[Freeipa-devel] [PATCH] 971 detect binary LDAP data

Tue Feb 28 17:02:01 UTC 2012

On 02/28/2012 04:45 PM, Rob Crittenden wrote:
> Petr Viktorin wrote:
>> On 02/28/2012 04:02 AM, Rob Crittenden wrote:
>>> Petr Viktorin wrote:
>>>> On 02/27/2012 05:10 PM, Rob Crittenden wrote:
>>>>> Rob Crittenden wrote:
>>>>>> Simo Sorce wrote:
>>>>>>> On Mon, 2012-02-27 at 09:44 -0500, Rob Crittenden wrote:
>>>>>>>> We are pretty trusting that the data coming out of LDAP matches its
>>>>>>>> schema but it is possible to stuff non-printable characters into
>>>>>>>> most
>>>>>>>> attributes.
>>>>>>>>
>>>>>>>> I've added a sanity checker to keep a value as a python str type
>>>>>>>> (treated as binary internally).
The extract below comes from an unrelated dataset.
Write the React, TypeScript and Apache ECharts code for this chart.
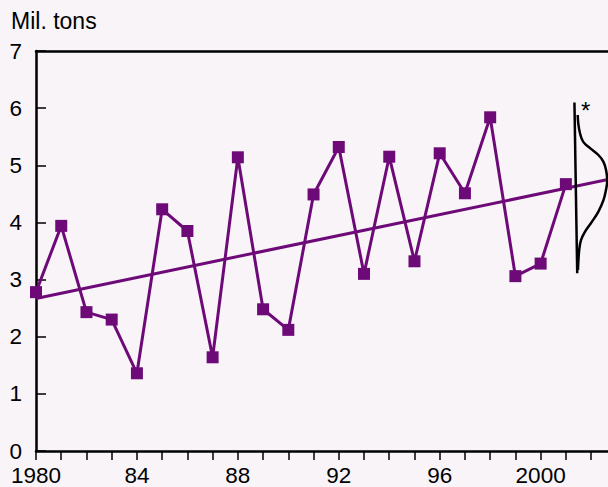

This will result in a base64
>>>>>>>> encoded
>>>>>>>> blob be returned to the client.
>>>>>>>
>>>>>>> Shouldn't you try to parse it as a unicode string and catch
>>>>>>> TypeError to
>>>>>>> know when to return it as binary ?
>>>>>>>
>>>>>>> Simo.
>>>>>>>
>>>>>>
>>>>>> What we do now is the equivalent of unicode(chr(0)) which returns
>>>>>> u'\x00' and is why we are failing now.
>>>>>>
>>>>>> I believe there is a unicode category module, we might be able to use
>>>>>> that if there is a category that defines non-printable characters.
>>>>>>
>>>>>> rob
>>>>>
>>>>> Like this:
>>>>>
>>>>> import unicodedata
>>>>>
>>>>> def contains_non_printable(val):
>>>>> for c in val:
>>>>> if unicodedata.category(unicode(c)) == 'Cc':
>>>>> return True
>>>>> return False
>>>>>
>>>>> This wouldn't have the exclusion of tab, CR and LF like using ord()
>>>>> but
>>>>> is probably more correct.
>>>>>
>>>>> rob
>>>>>
>>>>> _______________________________________________
>>>>> Freeipa-devel mailing list
>>>>> Freeipa-devel at redhat.com
>>>>> https://www.redhat.com/mailman/listinfo/freeipa-devel
>>>>
>>>> If you're protecting the XML-RPC calls, it'd probably be better to look
>>>> at the XML spec directly: http://www.w3.org/TR/xml/#charsets
>>>>
>>>> Char ::= #x9 | #xA | #xD | [#x20-#xD7FF] | [#xE000-#xFFFD] |
>>>> [#x10000-#x10FFFF]
>>>>
>>>> I'd say this is a good set for CLI as well.
>>>>
>>>> And you can trap invalid UTF-8 sequences by catching the
>>>> UnicodeDecodeError from decode().
>>>>
>>>
>>> Replace my ord function with a regex that looks for invalid characters.
>>> Now catching that exception too and leaving as a str type.
>>>
>>> rob
>>
>> You're matching an Unicode regex against a bytestring. It'd be better to
>> match after the decode.
>>
>
> The unicode regex was force of habit. I purposely do this comparison
> before the decoding to save decoding something that is binary. Would it
> be acceptable if I just remove the u'?
>
> rob

No: re.search('[\uDFFF]', u'\uDFFF'.encode('utf-8'))  -->  None
Actually I'm not sure what encoding is used behind the scenes here; I 
wouldn't recommend mixing Unicode and bytestrings even if it did work on 
my machine.

Also, match() only looks at the beginning of the string; use search(). 
Sorry for not catching that earlier.

OCD notes:
- the "matches" variable name is misleading, there's either one match or 
None.
- use `is not None` instead of `!= None` as per PEP8.
- The contains_non_printable method seems a bit excessive now that it 
essentially just contains one call. Unless it's meant to be subclassed, 
in which case the docstring should probably look different.

-- 
Petr³